One of the most memorable features of Shoemaker's life is the large number of terms with which he is described in this book both by the author and by others. Here are just a few of them: populariser, conservationist, campaigner, diplomat (minister to Bulgaria during the Hoover administration), soldier (lieutenant-colonel in the Pennsylvania Home Guard), newspaper publisher, supporter of Progressive Republican causes, romantic writer, dedicated historian, state patriot, urban sophisticate, industrialist, pioneer, Victorian gentleman, promoter of tradition, president of the Pennsylvania Folklore Society, and, most importantly Pennsylvania's State Folklorist (March 1948-February 1956), incumbent of the first such position in the USA.

That all these designations might well add up to the multifaceted reflection of a successful life is undeniable and probably true to a certain extent, but it is perhaps a trifle unfortunate that Shoemaker's appointment as State Folklorist, which should have given him an unrivalled opportunity to become officially involved in the drawing together of all the resources in the management of history and culture and the promulgation of the state's heritage, came at a time when the romantic and literary perception of folklore which he represented and his emphasis on the uniqueness of Pennsylvania as a source and transmitter of regional traditions was being severely challenged by a new breed of academic, scholarly folklorists (ironically, his namesake, Alfred L. Shoemaker, among them) who approached the materials and practitioners of tradition from an ethnological perspective. It is therefore not surprising that, about the middle of this century, the battle lines were soon drawn up and two major, uncompromising camps established. Bronner is at his most dramatic in the description and analysis of this conflict (he calls it a "war") between popularisers and professionals (pp. 135-50), and of the issues and personalities involved, at what can only be regarded as a general watershed in North American folkloristics. In an "Epilogue," the author also very poignantly draws attention to the fact that in 1995, favouring privatisation, the Republican administration of the state announced plans to abolish the Pennsylvania Heritage Affairs Commission and its Office of State Folklife Programs by 30 June 1996. Fortunately, however, folkloristics and folk life studies are still being taught at the University of Pennsylvania, on several campuses of the Penn State University system, and elsewhere in the state.

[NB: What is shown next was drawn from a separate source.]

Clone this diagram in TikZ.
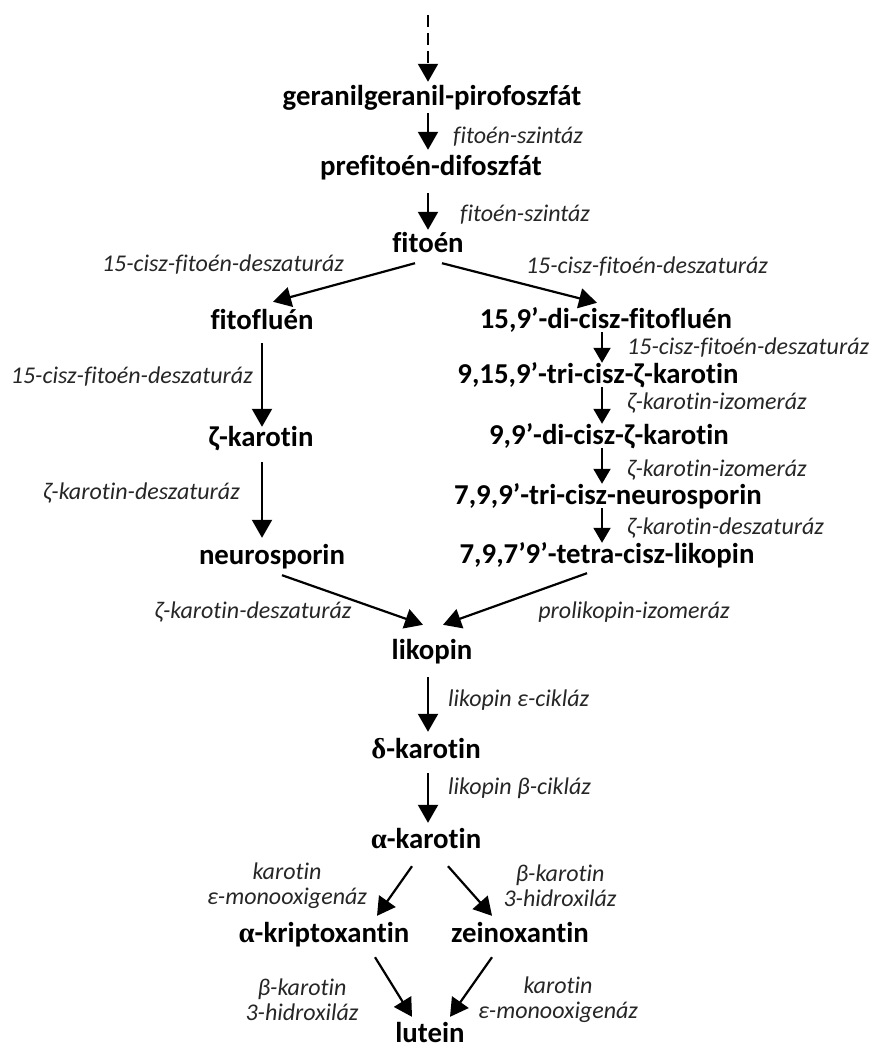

In an instructive "Appendix" (pp. 185-217), Bronner offers a sampler of four of Shoemaker's stories, among them "The Legend of Penn's Cave" (1908) and "Nita-nee: The Indian Maiden for Whom Nittany Mountain is Named" (1916). These give readers an opportunity to assess for themselves Henry W. Shoemaker as the purveyor and (re)teller of Pennsylvanian folk-narratives. This is a fitting ending to what is in itself the "story" of Henry W. Shoemaker told persuasively by one who knows all about stories and storytelling himself.